I Want To Hold Your Hand (spelled I Wanna Hold Your Hand on Meet The Beatles) is full of dynamics, stumbles and hooks. One instrument after another takes its turn coming to the forefront. At first it's the rhythm guitar playing the famous opening chords, staying somehow in 4/4 (though you wouldn't know it as it seems like it takes one beat too long for the vocals to come in). Then, there's the final little crescendo before the first vocals, anchored by Paul's repeater bass line.

On the bridge (and when I touch you I feel happy), just as in All My Loving, the guitars and drums fall way back, and Paul's bass leaps to the fore, playing chords. The whole song has changed feel for a short time, but not for long. The dynamics that result when the guitars re-enter at "I can't hide" are, at the very least, catchy.

Here, at a stage where the Beatles were conquering the world, John and George both stood back and let the dynamics flow. The boys had learned, quite early in their professional recording careers, to bring the hooks to the fore. They'd also learned not to let their musicianship get in the way of making good records.

I Want To Hold Your Hand is one of pop music's all-time masterpieces. Short and concise, it takes you through changes both subtle and obvious. So much can be learned from this song by aspiring songwriters/ arrangers/producers.

1963, Beatles style, was nothing short of great fun for everyone. They were having fun recording and we were having fun listening and watching. How could it get better than "With the Beatles"? Aside from their ability to get a better sound using a four track recorder, it probably couldn't.

 

Technical notes for 1963

Beginning with their debut recordings at EMI through April of 1963, Paul played his Hofner 500/1 bass through a Quad II/22 amp and a speaker cabinet with a 15" speaker nicknamed the Coffin. In April, he used a Vox T-60 (60 watt) solid state amp going into a cabinet with 12" and 15" speakers. The amp gave him fits, breaking down frequently so before the recording of With the Beatles, he replaced it with a Vox AC-50 amp.

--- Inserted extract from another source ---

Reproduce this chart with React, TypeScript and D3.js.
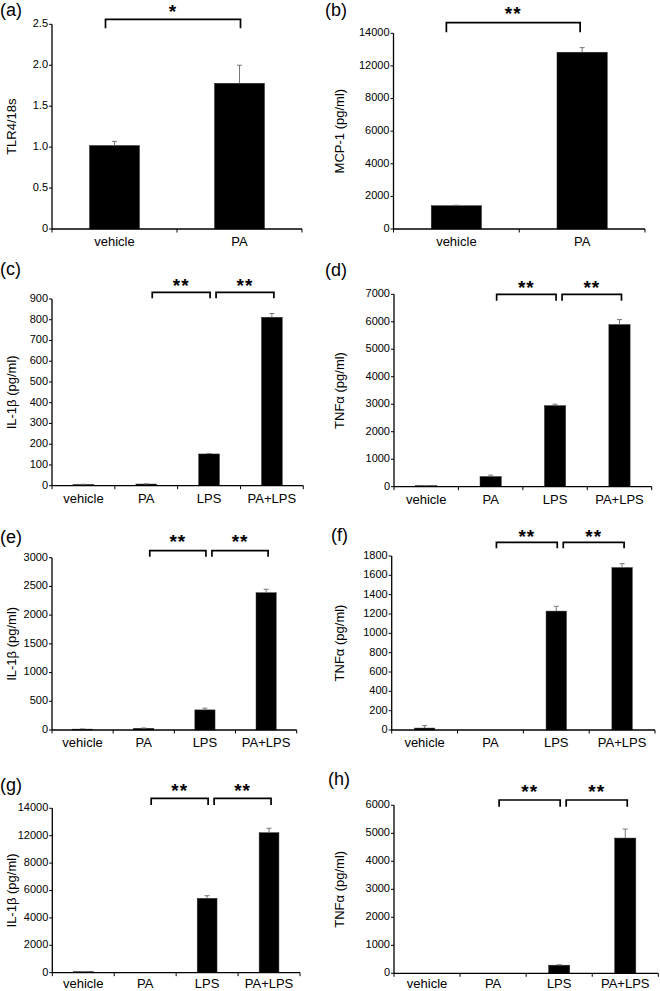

In late September, McCartney picked up another Hofner 500/1 bass with a difference to his old one.. The pickups are further apart than his old one which would allow him a wider array of tones from high to low.

Paul - early
                          hofner
Later hofner
Paul modeling his earlier Hofner...

...and here with the one he picked up in Sept. 63.

 

Notice the difference in pickup location. The one on the left will not pass as much diversity of tone as the other.

 

Finally (for 1963), he got new Vox amplificatiohn: an AC-100 (100 watt amp) and a speaker cabinet with 2 15" speakers. Seems like he really improved his amplification but the amazing thing is that he was ever heard with 100 watts in the huge places they were getting ready to play in.

(Note: this and all subsequent information on his basses and amp/speaker combinations is thanks to the excellent book "Paul McCartney - playing the great beatles basslines" by Tony Bacon and Gareth Morgan. Bacon and Morgan provide some very good insights into Paul's bassplaying.)

I Want to Hold Your Hand was recorded on October 17, 1963 and it was a milestone for the Beatles in that it was the first day they had use of a four track recorder in the studio. While having only four tracks seems silly now, it was a huge jump for the engineers at Abbey Road studios. It allowed them much more flexibility with recording and the general consensus is that the EMI engineers were amongst the best at using the four tracks to the fullest. With the old two-track machine, the Beatles had to play their instruments (and usually sing) live. All the instruments were recorded on to one track as a rule and all vocals onto the other. This meant there was no ability to mix the level of the various instruments up or down. If the Beatles did their take and left and it was learned later that the guitar was too loud, then that was what they had to live with. With four tracks now, they could record the instruments separately onto more tracks.

Can you imagine how good With The Beatles could have sounded if it were recorded on four tracks?! It wasn't too long after this that Les Paul developed an eight track recording machine but the Beatles wouldn't have use of one until the white album in 1968.